You've come so far with doing NC. Be proud of yourself. Lately I've been pondering a question to all who've practice NC. After coming so far, even if your ex ever did contact you again...would you really go back to him/or her? Can you go back to someone who's hurt you, knowing what you do now, since maintaining NC? To me the whole process of NC tore down any hopes or aspirations of maintaining the thought of my ex remaining my friend. After 12 weeks, I realize if NC was broken, I could care less for him being my friend much less being the love in my life. So why waste time reflecting on their empty words and promises the ex's made in the past...

Posted

You have made it pretty far, Beth.
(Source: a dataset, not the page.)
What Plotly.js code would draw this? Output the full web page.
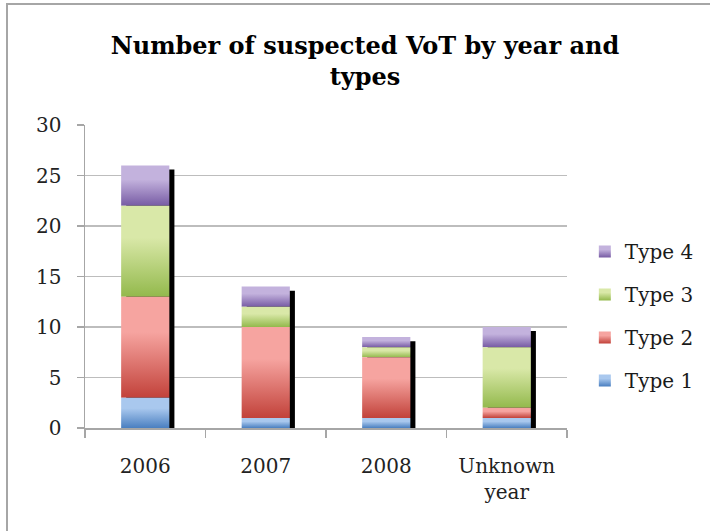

And remember, we're all in this together. :bunny:

 

I can't recall if I had mentioned this in another post or not, but some time ago I came to the realization that I was under the impression that NC would be "easy." Ha. Yes, easier than staying in contact and constantly torturing yourself! But otherwise, it's still a constant battle but it's a battle where the eventual victor will be YOU!!

 

In Sync is right...and you know what, to heck with all the promises of being "friends." What would you do if you had a female friend who caused you this kind of pain? I'd guess you'd show her what's what REEEEAL quick. :laugh: Your time, your energy and your friendship are all valuable things...and they are things that @$$clown does not deserve.